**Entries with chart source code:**
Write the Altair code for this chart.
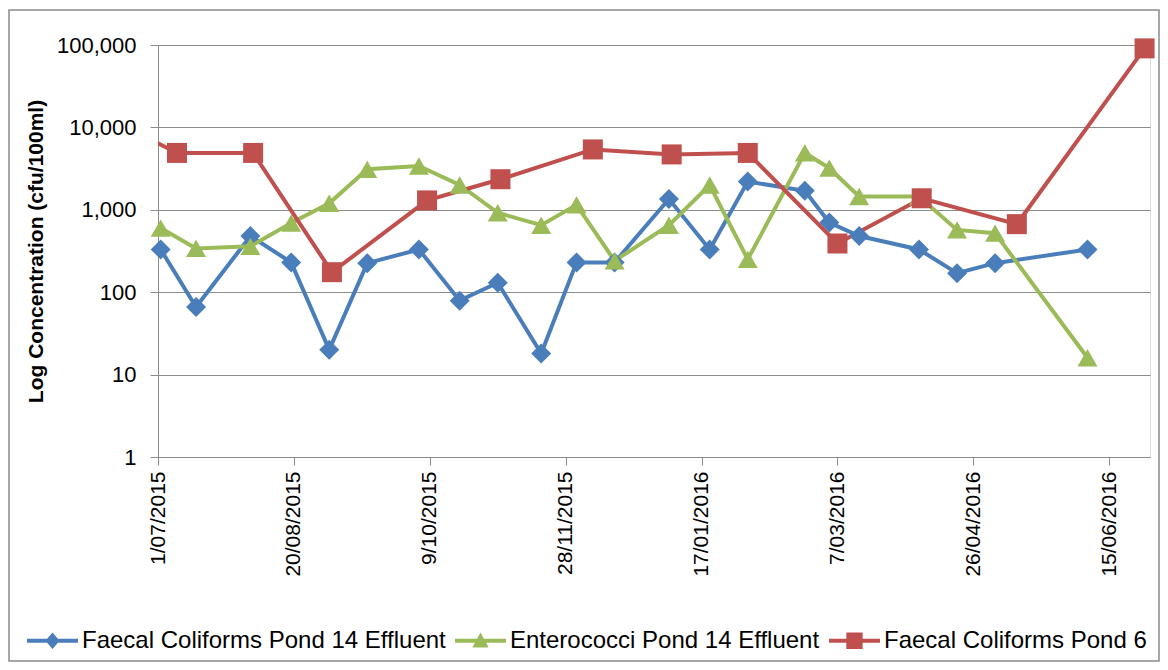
import altair as alt
import pandas as pd

series_names = [
    "Faecal Coliforms Pond 14 Effluent",
    "Enterococci Pond 14 Effluent",
    "Faecal Coliforms Pond 6",
]
series_colors = ["#4A7EBB", "#9BBB59", "#C0504D"]

pond14_dates = [
    "2015-07-02", "2015-07-15", "2015-08-04", "2015-08-19", "2015-09-02",
    "2015-09-16", "2015-10-05", "2015-10-20", "2015-11-03", "2015-11-19",
    "2015-12-02", "2015-12-16", "2016-01-05", "2016-01-20", "2016-02-03",
    "2016-02-24", "2016-03-04", "2016-03-15", "2016-04-06", "2016-04-20",
    "2016-05-04", "2016-06-07",
]
fc14_values = [330, 66, 480, 230, 20, 225, 330, 79, 130, 18, 230, 230,
               1350, 330, 2200, 1700, 700, 480, 330, 170, 225, 330]
ent14_values = [600, 340, 360, 690, 1200, 3100, 3400, 2000, 920, 650, 1150,
                240, 650, 2000, 250, 4900, 3200, 1450, 1450, 570, 520, 16]

pond6_dates = [
    "2015-06-17", "2015-07-08", "2015-08-05", "2015-09-03", "2015-10-08",
    "2015-11-04", "2015-12-08", "2016-01-06", "2016-02-03", "2016-03-07",
    "2016-04-07", "2016-05-12", "2016-06-28",
]
fc6_values = [11000, 4900, 4900, 175, 1300, 2350, 5400, 4700, 4900, 390,
              1380, 670, 91000]

tick_dates = [(2015, 7, 1), (2015, 8, 20), (2015, 10, 9), (2015, 11, 28),
              (2016, 1, 17), (2016, 3, 7), (2016, 4, 26), (2016, 6, 15)]
y_ticks = [1, 10, 100, 1000, 10000, 100000]

rows = []
for d, v in zip(pond14_dates, fc14_values):
    rows.append({"date": d + "T00:00:00", "value": v, "series": series_names[0], "inview": d >= "2015-07-01"})
for d, v in zip(pond14_dates, ent14_values):
    rows.append({"date": d + "T00:00:00", "value": v, "series": series_names[1], "inview": d >= "2015-07-01"})
for d, v in zip(pond6_dates, fc6_values):
    rows.append({"date": d + "T00:00:00", "value": v, "series": series_names[2], "inview": d >= "2015-07-01"})
df = pd.DataFrame(rows)

FONT = "Liberation Sans"
GRID = "#8c8c8c"

x_enc = alt.X(
    "date:T",
    scale=alt.Scale(domain=[alt.DateTime(year=2015, month=7, date=1),
                            alt.DateTime(year=2016, month=6, date=30)]),
    axis=alt.Axis(
        values=[alt.DateTime(year=y, month=m, date=d) for (y, m, d) in tick_dates],
        format="%-d/%m/%Y", labelAngle=270, grid=False,
        labelFont=FONT, labelFontSize=21, labelColor="#000",
        tickSize=8, tickColor=GRID, domainColor=GRID, labelPadding=6,
        title=None,
    ),
)
y_enc = alt.Y(
    "value:Q",
    scale=alt.Scale(type="log", domain=[1, 100000], nice=False),
    axis=alt.Axis(
        values=y_ticks, format=",", grid=True, gridColor=GRID,
        domainColor=GRID, tickColor=GRID, tickSize=8,
        labelFont=FONT, labelFontSize=22, labelColor="#000", labelPadding=14,
        title="Log Concentration (cfu/100ml)", titleFont=FONT,
        titleFontSize=21, titleFontWeight="bold", titleColor="#000",
        titlePadding=10,
    ),
)

color_scale = alt.Scale(domain=series_names, range=series_colors)

base = alt.Chart(df)

lines = base.mark_line(strokeWidth=4, clip=True).encode(
    x=x_enc, y=y_enc,
    color=alt.Color("series:N", scale=color_scale, legend=None),
    order=alt.Order("date:T"),
)

points = base.transform_filter("datum.inview").mark_point(
    filled=True, opacity=1, size=400, clip=False
).encode(
    x=x_enc, y=y_enc,
    color=alt.Color("series:N", scale=color_scale, legend=None),
    shape=alt.Shape("series:N",
                    scale=alt.Scale(domain=series_names,
                                    range=["diamond", "triangle-up", "square"]),
                    legend=None),
)

legend_paths = [
    "M-1,-0.08L1,-0.08L1,0.08L-1,0.08Z M-0.28,0L0,-0.32L0.28,0L0,0.32Z",
    "M-1,-0.08L1,-0.08L1,0.08L-1,0.08Z M0,-0.32L0.32,0.26L-0.32,0.26Z",
    "M-1,-0.08L1,-0.08L1,0.08L-1,0.08Z M-0.32,-0.32L0.32,-0.32L0.32,0.32L-0.32,0.32Z",
]

legend_props = dict(
    title=None, orient="none", legendX=-131, legendY=570,
    direction="horizontal", symbolSize=2600, symbolStrokeWidth=0,
    labelFont=FONT, labelFontSize=24, labelColor="#000", labelOffset=4,
    columnPadding=9, labelLimit=0, padding=0,
)

legend_layer = base.transform_filter("false").mark_point(
    filled=True, opacity=1
).encode(
    x=x_enc, y=y_enc,
    color=alt.Color("series:N", scale=color_scale, legend=alt.Legend(**legend_props)),
    shape=alt.Shape("series:N",
                    scale=alt.Scale(domain=series_names, range=legend_paths),
                    legend=alt.Legend(**legend_props)),
)

frame = alt.Chart(pd.DataFrame({"k": [0]})).mark_rect(
    fillOpacity=0, stroke="#8a8a8a", strokeWidth=1.5, clip=False
).encode(
    x=alt.value(-149), x2=alt.value(1001),
    y=alt.value(-35), y2=alt.value(616),
)

chart = alt.layer(frame, lines, points, legend_layer).resolve_scale(
    color="independent", shape="independent"
).properties(
    width=992, height=412,
    padding={"left": 150, "top": 37, "right": 10, "bottom": 205},
    autosize=alt.AutoSizeParams(type="none"),
).configure_view(stroke=None).configure(font=FONT)

chart.save("out.html", embed_options={"renderer": "svg", "actions": False})
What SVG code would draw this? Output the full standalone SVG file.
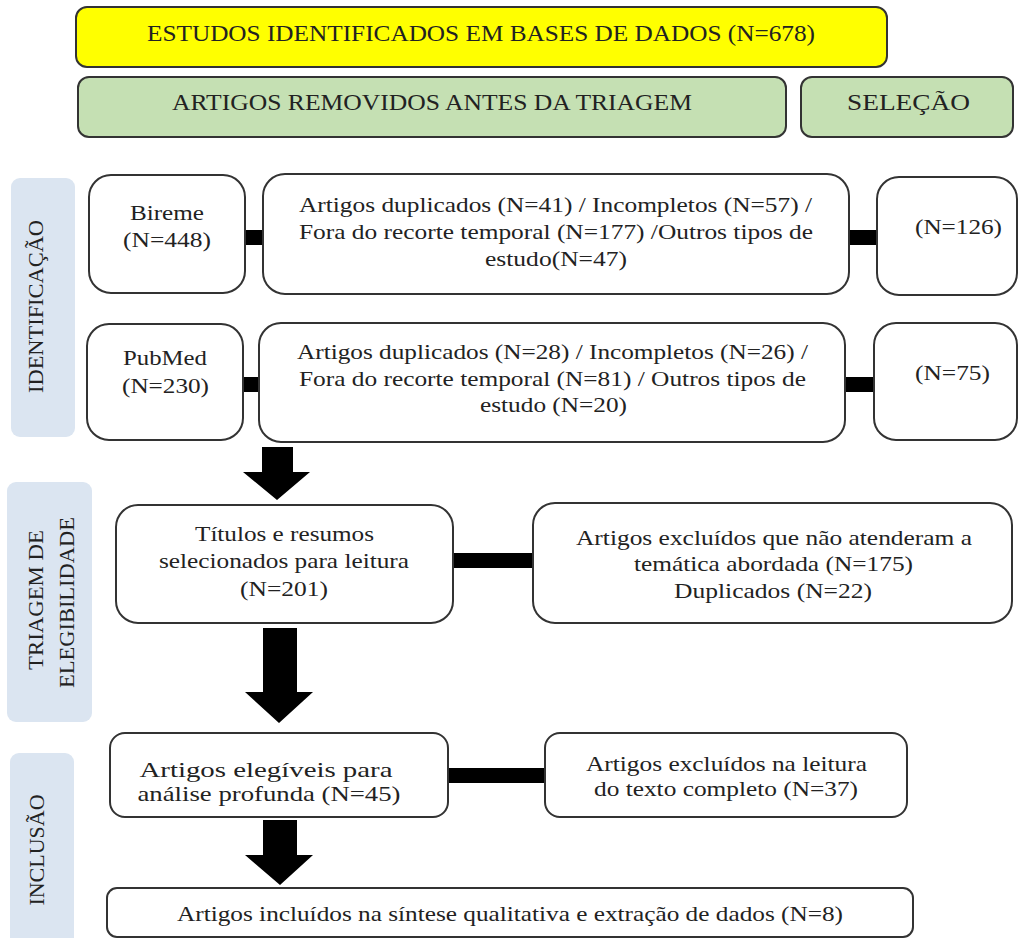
<svg xmlns="http://www.w3.org/2000/svg" width="1019" height="938" viewBox="0 0 1019 938">
<style>
text{font-family:'Liberation Serif','Times New Roman',serif;font-size:22px;fill:#222;text-anchor:middle}
.hd{font-size:23px}
.box{fill:#fff;stroke:#333;stroke-width:2}
.yel{fill:#ffff00;stroke:#333;stroke-width:2}
.grn{fill:#c5e0b3;stroke:#333;stroke-width:2}
.band{fill:#dbe5f1}
.bar{fill:#000}
</style>
<rect width="1019" height="938" fill="#fff"/>
<g id="band-identificacao"><rect class="band" x="11" y="178" width="64" height="259" rx="9"/><text transform="translate(43,306.5) rotate(-90)" textLength="173" lengthAdjust="spacingAndGlyphs">IDENTIFICAÇÃO</text></g>
<g id="band-triagem"><rect class="band" x="7" y="482" width="85" height="240" rx="9"/><text transform="translate(43,600) rotate(-90)" textLength="140" lengthAdjust="spacingAndGlyphs">TRIAGEM DE</text><text transform="translate(74,602.5) rotate(-90)" textLength="171" lengthAdjust="spacingAndGlyphs">ELEGIBILIDADE</text></g>
<g id="band-inclusao"><rect class="band" x="10" y="753" width="64" height="195" rx="9"/><text transform="translate(44,850) rotate(-90)">INCLUSÃO</text></g>
<g id="connectors">
<rect class="bar" x="244" y="230" width="20" height="15"/>
<rect class="bar" x="848" y="230" width="30" height="15"/>
<rect class="bar" x="242" y="377" width="18" height="15"/>
<rect class="bar" x="844" y="377" width="31" height="15"/>
<rect class="bar" x="452" y="553" width="82" height="15"/>
<rect class="bar" x="447" y="768" width="99" height="15"/>
<polygon class="bar" points="262,447 293,447 293,472 310,472 277,500 243,472 262,472"/>
<polygon class="bar" points="263,628 297,628 297,692 313,692 279,723 245,692 263,692"/>
<polygon class="bar" points="263,820 297,820 297,855 313,855 280,885 245,855 263,855"/>
</g>
<g id="n-estudos"><rect class="yel" x="76" y="7" width="811" height="60" rx="11"/><text class="hd" x="481" y="41" textLength="668" lengthAdjust="spacingAndGlyphs">ESTUDOS IDENTIFICADOS EM BASES DE DADOS (N=678)</text></g>
<g id="n-removidos"><rect class="grn" x="78" y="77" width="708" height="60" rx="11"/><text class="hd" x="432" y="110" textLength="520" lengthAdjust="spacingAndGlyphs">ARTIGOS REMOVIDOS ANTES DA TRIAGEM</text></g>
<g id="n-selecao"><rect class="grn" x="801" y="77" width="212" height="60" rx="11"/><text class="hd" x="908.5" y="110" textLength="123" lengthAdjust="spacingAndGlyphs">SELEÇÃO</text></g>
<g id="n-bireme"><rect class="box" x="89" y="175" width="156" height="118" rx="22"/><text x="167" y="220" textLength="74" lengthAdjust="spacingAndGlyphs">Bireme</text><text x="167" y="247" textLength="88" lengthAdjust="spacingAndGlyphs">(N=448)</text></g>
<g id="n-excl-bireme"><rect class="box" x="263" y="174" width="586" height="120" rx="22"/><text x="555.5" y="212" textLength="513" lengthAdjust="spacingAndGlyphs">Artigos duplicados (N=41) / Incompletos (N=57) /</text><text x="556" y="239" textLength="514" lengthAdjust="spacingAndGlyphs">Fora do recorte temporal (N=177) /Outros tipos de</text><text x="556" y="266" textLength="142" lengthAdjust="spacingAndGlyphs">estudo(N=47)</text></g>
<g id="n-sel-bireme"><rect class="box" x="877" y="177" width="140" height="118" rx="22"/><text x="958.5" y="234" textLength="87" lengthAdjust="spacingAndGlyphs">(N=126)</text></g>
<g id="n-pubmed"><rect class="box" x="87" y="324" width="156" height="116" rx="22"/><text x="165" y="365" textLength="84" lengthAdjust="spacingAndGlyphs">PubMed</text><text x="165.5" y="393" textLength="87" lengthAdjust="spacingAndGlyphs">(N=230)</text></g>
<g id="n-excl-pubmed"><rect class="box" x="259" y="323" width="586" height="119" rx="22"/><text x="552.5" y="359" textLength="511" lengthAdjust="spacingAndGlyphs">Artigos duplicados (N=28) / Incompletos (N=26) /</text><text x="552.5" y="386" textLength="507" lengthAdjust="spacingAndGlyphs">Fora do recorte temporal (N=81) / Outros tipos de</text><text x="553.5" y="412" textLength="147" lengthAdjust="spacingAndGlyphs">estudo (N=20)</text></g>
<g id="n-sel-pubmed"><rect class="box" x="874" y="323" width="143" height="117" rx="22"/><text x="952.5" y="380" textLength="75" lengthAdjust="spacingAndGlyphs">(N=75)</text></g>
<g id="n-titulos"><rect class="box" x="116" y="505" width="337" height="118" rx="22"/><text x="284.5" y="541" textLength="179" lengthAdjust="spacingAndGlyphs">Títulos e resumos</text><text x="284" y="568" textLength="250" lengthAdjust="spacingAndGlyphs">selecionados para leitura</text><text x="284" y="596" textLength="88" lengthAdjust="spacingAndGlyphs">(N=201)</text></g>
<g id="n-excl-tematica"><rect class="box" x="533" y="503" width="479" height="120" rx="22"/><text x="774" y="545" textLength="396" lengthAdjust="spacingAndGlyphs">Artigos excluídos que não atenderam a</text><text x="773.5" y="571" textLength="279" lengthAdjust="spacingAndGlyphs">temática abordada (N=175)</text><text x="773" y="598" textLength="198" lengthAdjust="spacingAndGlyphs">Duplicados (N=22)</text></g>
<g id="n-elegiveis"><rect class="box" x="110" y="733" width="338" height="84" rx="15"/><text x="266" y="777" textLength="253" lengthAdjust="spacingAndGlyphs">Artigos elegíveis para</text><text x="269" y="801" textLength="263" lengthAdjust="spacingAndGlyphs">análise profunda (N=45)</text></g>
<g id="n-excl-leitura"><rect class="box" x="545" y="733" width="362" height="84" rx="15"/><text x="726.5" y="771" textLength="281" lengthAdjust="spacingAndGlyphs">Artigos excluídos na leitura</text><text x="726" y="796" textLength="264" lengthAdjust="spacingAndGlyphs">do texto completo (N=37)</text></g>
<g id="n-incluidos"><rect class="box" x="107" y="888" width="806" height="49" rx="10"/><text x="510" y="921" textLength="666" lengthAdjust="spacingAndGlyphs">Artigos incluídos na síntese qualitativa e extração de dados (N=8)</text></g>
</svg>
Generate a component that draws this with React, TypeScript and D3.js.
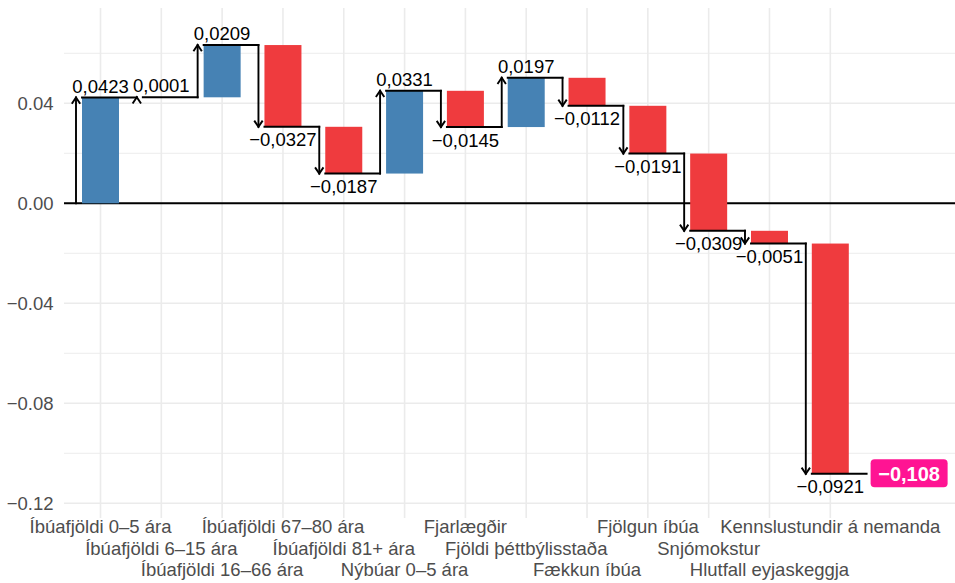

**Prompt:**
Set down word for word the lines from the first entry through the line with "y_ticks = [1, 10, 100, 1000, 10000, 100000]", both included, omitting pictures.

**Answer to the task:**
Write the Altair code for this chart.
import altair as alt
import pandas as pd

series_names = [
    "Faecal Coliforms Pond 14 Effluent",
    "Enterococci Pond 14 Effluent",
    "Faecal Coliforms Pond 6",
]
series_colors = ["#4A7EBB", "#9BBB59", "#C0504D"]

pond14_dates = [
    "2015-07-02", "2015-07-15", "2015-08-04", "2015-08-19", "2015-09-02",
    "2015-09-16", "2015-10-05", "2015-10-20", "2015-11-03", "2015-11-19",
    "2015-12-02", "2015-12-16", "2016-01-05", "2016-01-20", "2016-02-03",
    "2016-02-24", "2016-03-04", "2016-03-15", "2016-04-06", "2016-04-20",
    "2016-05-04", "2016-06-07",
]
fc14_values = [330, 66, 480, 230, 20, 225, 330, 79, 130, 18, 230, 230,
               1350, 330, 2200, 1700, 700, 480, 330, 170, 225, 330]
ent14_values = [600, 340, 360, 690, 1200, 3100, 3400, 2000, 920, 650, 1150,
                240, 650, 2000, 250, 4900, 3200, 1450, 1450, 570, 520, 16]

pond6_dates = [
    "2015-06-17", "2015-07-08", "2015-08-05", "2015-09-03", "2015-10-08",
    "2015-11-04", "2015-12-08", "2016-01-06", "2016-02-03", "2016-03-07",
    "2016-04-07", "2016-05-12", "2016-06-28",
]
fc6_values = [11000, 4900, 4900, 175, 1300, 2350, 5400, 4700, 4900, 390,
              1380, 670, 91000]

tick_dates = [(2015, 7, 1), (2015, 8, 20), (2015, 10, 9), (2015, 11, 28),
              (2016, 1, 17), (2016, 3, 7), (2016, 4, 26), (2016, 6, 15)]
y_ticks = [1, 10, 100, 1000, 10000, 100000]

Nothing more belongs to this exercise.